本書は日本人が取るべきポジションを、多くはローマ帝国との対比で語られる。冒頭はローマ帝国のユリウス・カエサルの言葉である。
「人間ならば誰にでも、現実のすべてが見えるわけではない。多くの人は、見たいと思う現実しか見ていない」
見たいと思うかどうかわからないが、二十一世紀の現実は次のようなものだ。
一、結局は軍事力で決まるということ
二、アメリカ合衆国への一極集中
三、国連の非力
四、日本の無力
軍事とは究極的には、自らの血を流しても他者を守ることである、と著者は語る。過去に兵役は「血の税」と呼ばれた。ローマ市民は直接税が免除される代わりに、「血の税」の課税対象者であったのだ。一方で、ローマ人に征服された人々は属州民と呼ばれ、兵役の義務がないかわりに、収入の十分の一の属州税が課されたのだ。これは安全保障税だと言われる。まさに日本が湾岸戦争時に多額の経済負担をしたケースが思い出されるかもしれない。

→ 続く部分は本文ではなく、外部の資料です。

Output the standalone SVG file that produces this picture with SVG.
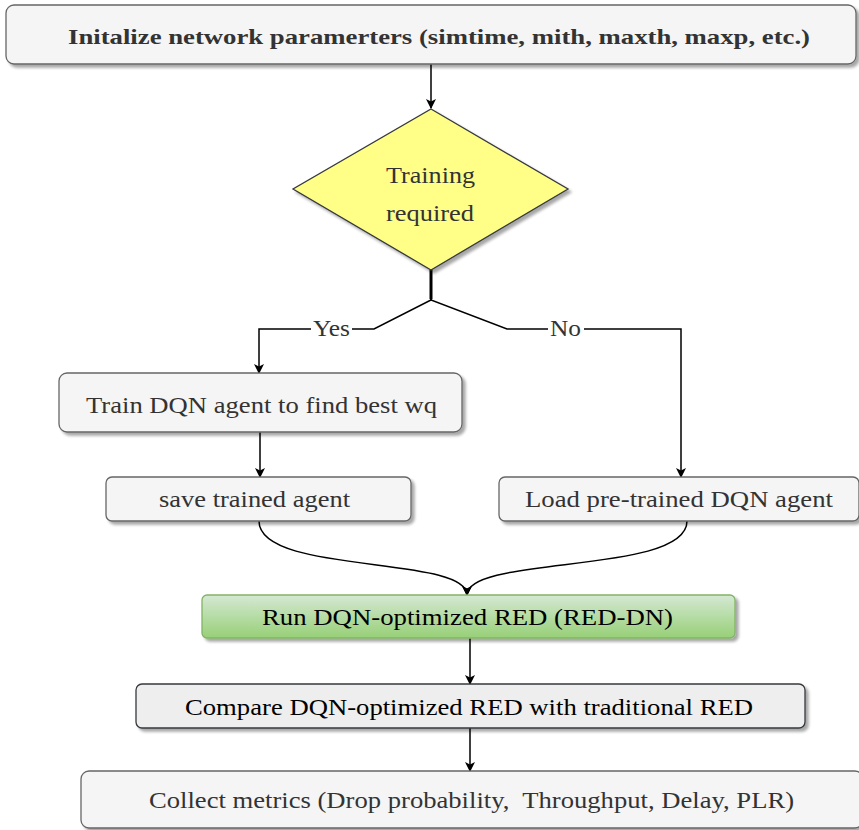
<svg xmlns="http://www.w3.org/2000/svg" width="859" height="830" viewBox="0 0 859 830">
<defs>
<filter id="sh" x="-5%" y="-20%" width="115%" height="160%">
<feGaussianBlur in="SourceAlpha" stdDeviation="1.8"/>
<feOffset dx="3" dy="3" result="b"/>
<feComponentTransfer><feFuncA type="linear" slope="0.35"/></feComponentTransfer>
<feMerge><feMergeNode/><feMergeNode in="SourceGraphic"/></feMerge>
</filter>
<linearGradient id="gg" x1="0" y1="0" x2="0" y2="1">
<stop offset="0" stop-color="#d5e8d4"/>
<stop offset="1" stop-color="#97d077"/>
</linearGradient>
<marker id="arr" viewBox="0 0 10 10" refX="9" refY="5" markerWidth="10" markerHeight="10" markerUnits="userSpaceOnUse" orient="auto">
<path d="M0,0 L10,5 L0,10 L2.5,5 Z" fill="#000"/>
</marker>
</defs>
<style>
.box{fill:#f5f5f5;stroke:#666;stroke-width:1.3}
.t{font-family:"Liberation Serif","Times New Roman",serif;font-size:23px;fill:#333;white-space:pre}
.b{font-weight:bold;font-size:22px}
.e{fill:none;stroke:#000;stroke-width:1.5}
.lbl{fill:#fff}
</style>
<g id="connectors">
<path class="e" d="M431,64 L431,108" marker-end="url(#arr)"/>
<path class="e" d="M431,270 L431,300 L374,329 L259,329 L259,373" marker-end="url(#arr)"/>
<path class="e" d="M431,270 L431,300 L507,329 L681,329 L681,477" marker-end="url(#arr)"/>
<path d="M431,270 L431,299" stroke="#000" stroke-width="3"/>
<rect class="lbl" x="311" y="320" width="41" height="18"/>
<text class="t" x="313" y="336" textLength="37" lengthAdjust="spacingAndGlyphs">Yes</text>
<rect class="lbl" x="548" y="320" width="36" height="18"/>
<text class="t" x="550" y="336" textLength="31" lengthAdjust="spacingAndGlyphs">No</text>
<path class="e" d="M260,432 L260,477" marker-end="url(#arr)"/>
<path class="e" d="M259,521 C259,575 467,555 467,595" marker-end="url(#arr)"/>
<path class="e" d="M687,521 C687,575 467,555 467,595" marker-end="url(#arr)"/>
<path class="e" d="M470,638 L470,684" marker-end="url(#arr)"/>
<path class="e" d="M470,728 L470,771" marker-end="url(#arr)"/>
</g>
<g id="init">
<rect class="box" x="6" y="5" width="850" height="59" rx="8" filter="url(#sh)"/>
<text class="t b" x="68" y="44" textLength="742" lengthAdjust="spacingAndGlyphs">Initalize network paramerters (simtime, mith, maxth, maxp, etc.)</text>
</g>
<g id="decision">
<polygon points="431,109 568,189 431,270 293,189" fill="#ffff88" stroke="#36393d" stroke-width="1.3" filter="url(#sh)"/>
<text class="t" x="386" y="183" textLength="89" lengthAdjust="spacingAndGlyphs">Training</text>
<text class="t" x="386" y="221" textLength="88" lengthAdjust="spacingAndGlyphs">required</text>
</g>
<g id="train">
<rect class="box" x="59" y="373" width="403" height="59" rx="8" filter="url(#sh)"/>
<text class="t" x="86" y="413" textLength="351" lengthAdjust="spacingAndGlyphs">Train DQN agent to find best wq</text>
</g>
<g id="save">
<rect class="box" x="106" y="477" width="305" height="44" rx="6" filter="url(#sh)"/>
<text class="t" x="159" y="507" textLength="191" lengthAdjust="spacingAndGlyphs">save trained agent</text>
</g>
<g id="load">
<rect class="box" x="499" y="477" width="360" height="44" rx="6" filter="url(#sh)"/>
<text class="t" x="525" y="507" textLength="308" lengthAdjust="spacingAndGlyphs">Load pre-trained DQN agent</text>
</g>
<g id="run">
<rect x="202" y="595" width="533" height="43" rx="5" fill="url(#gg)" stroke="#82b366" stroke-width="1.3" filter="url(#sh)"/>
<text class="t" x="262" y="625" textLength="411" lengthAdjust="spacingAndGlyphs" style="fill:#000">Run DQN-optimized RED (RED-DN)</text>
</g>
<g id="compare">
<rect x="136" y="684" width="669" height="44" rx="6" fill="#eeeeee" stroke="#36393d" stroke-width="1.3" filter="url(#sh)"/>
<text class="t" x="185" y="715" textLength="568" lengthAdjust="spacingAndGlyphs" style="fill:#000">Compare DQN-optimized RED with traditional RED</text>
</g>
<g id="collect">
<rect class="box" x="81" y="771" width="782" height="57" rx="8" filter="url(#sh)"/>
<text class="t" x="149" y="808" textLength="645" lengthAdjust="spacingAndGlyphs">Collect metrics (Drop probability,  Throughput, Delay, PLR)</text>
</g>
</svg>
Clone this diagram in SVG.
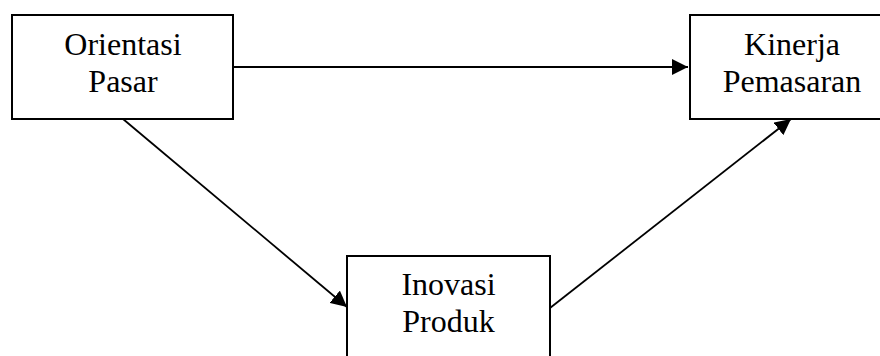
<svg xmlns="http://www.w3.org/2000/svg" width="880" height="356" viewBox="0 0 880 356">
<style>
.box{fill:#fff;stroke:#000;stroke-width:2}
.lbl{font-family:"Liberation Serif","Times New Roman",serif;font-size:32px;fill:#000;text-anchor:middle}
.edge{stroke:#000;stroke-width:1.8;fill:none;marker-end:url(#ah)}
</style>
<defs>
<marker id="ah" markerUnits="userSpaceOnUse" markerWidth="17" markerHeight="16" refX="16" refY="8" orient="auto">
<path d="M0,0 L16,8 L0,16 z" fill="#000"/>
</marker>
</defs>
<rect width="880" height="356" fill="#fff"/>
<g id="connectors">
<line class="edge" x1="233" y1="67" x2="688" y2="67"/>
<line class="edge" x1="123" y1="119" x2="347" y2="307"/>
<line class="edge" x1="550" y1="308" x2="791" y2="119"/>
</g>
<g id="orientasi-pasar">
<rect class="box" x="12" y="15" width="221" height="104"/>
<text class="lbl" x="123" y="55">Orientasi</text>
<text class="lbl" x="123" y="92">Pasar</text>
</g>
<g id="kinerja-pemasaran">
<rect class="box" x="690" y="15" width="204" height="104"/>
<text class="lbl" x="792" y="55">Kinerja</text>
<text class="lbl" x="792" y="92">Pemasaran</text>
</g>
<g id="inovasi-produk">
<rect class="box" x="347" y="256" width="203" height="120"/>
<text class="lbl" x="448.5" y="295">Inovasi</text>
<text class="lbl" x="448.5" y="332">Produk</text>
</g>
</svg>
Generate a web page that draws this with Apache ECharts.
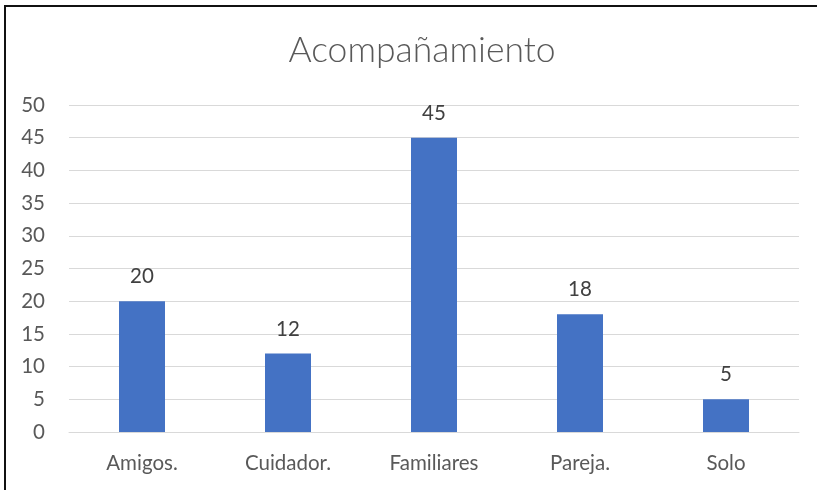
<!DOCTYPE html>
<html>
<head>
<meta charset="utf-8">
<script src="https://cdn.jsdelivr.net/npm/echarts@6/dist/echarts.min.js"></script>
<style>
  html, body { margin: 0; padding: 0; background: #fff; }
  #frame { position: absolute; left: 4px; top: 5px; width: 830px; height: 500px;
           border-top: 2px solid #111; border-left: 2px solid #111; }
  #chart { position: absolute; left: 0; top: 0; width: 817px; height: 490px; }
</style>
</head>
<body>
<div id="frame"></div>
<div id="chart"></div>
<script>
// Acompañamiento: count per companion type
const categories = ['Amigos.', 'Cuidador.', 'Familiares', 'Pareja.', 'Solo'];
const values = [20, 12, 45, 18, 5];
const yMin = 0, yMax = 50, yStep = 5;

const font = 'Lato, "Open Sans", sans-serif';
const chart = echarts.init(document.getElementById('chart'), null, { renderer: 'canvas' });
chart.setOption({
  animation: false,
  backgroundColor: 'transparent',
  title: {
    text: 'Acompañamiento',
    left: 417,
    textAlign: 'center',
    top: 28,
    textStyle: { fontFamily: font, fontSize: 35.5, fontWeight: 300, color: '#595959' }
  },
  grid: { left: 69, right: 18, top: 105, bottom: 58, containLabel: false },
  xAxis: {
    type: 'category',
    data: categories,
    axisLine: { show: true, lineStyle: { color: '#d9d9d9', width: 1 } },
    axisTick: { show: false },
    axisLabel: { color: '#595959', fontFamily: font, fontSize: 20.5, margin: 21 }
  },
  yAxis: {
    type: 'value',
    min: yMin, max: yMax, interval: yStep,
    axisLine: { show: false },
    axisTick: { show: false },
    splitLine: { lineStyle: { color: '#d9d9d9', width: 1 } },
    axisLabel: { color: '#595959', fontFamily: font, fontSize: 20.5, margin: 24 }
  },
  series: [{
    type: 'bar',
    data: values,
    barWidth: 46,
    itemStyle: { color: '#4472c4' },
    label: {
      show: true,
      position: 'top',
      distance: 14,
      color: '#404040',
      fontFamily: font,
      fontSize: 20.5
    }
  }]
});
</script>
</body>
</html>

ローマ帝国は前三世紀末から後二世紀末までの四百年に圧倒的な強さを誇り、ヨーロッパ、北アフリカ、中近東を網羅し、全域が平和を満喫していたという意味で、「パクス・ロマーナ」と呼ばれた。ローマ帝国がその後の帝国と別格に扱われるのは占領政策にある。
ローマの兵士の特徴は、占領後剣をつるはしに持ち替え工兵と化し、インフラ整備に注力するところにある。また、国家統治の方式も強要せず、属州独自の自治を認めている。
一方で、属州の有力者の子弟、特に十代半ばから二十代半ばの若者は、ローマ等のイタリアの都市に連れられ、現代で言うところのフルブライトの留学生となる。良家が預かり、明日の指導者に必要な帝王学を学ぶ。
このようにローマ帝国の運営哲学は、敗者同化路線である。ローマ帝国を表す言葉として、ファミリーの語源である「ファミリア」と呼ばれていた。そのような強固なローマ帝国も最終的に崩壊を迎える。しかし他の帝国と異なるのは、植民地が次々と独立していったのではなく、属州の離反がなく、帝国として滅亡したところだ。
著者は外務官僚向けの研修講師の話があったが、大それた依頼だと考え一度断ったものの、実際に話をするなら何を伝えるかということを纏めている。
若き外務官僚がなすべきことは、「外交」ではなく「外政」だという。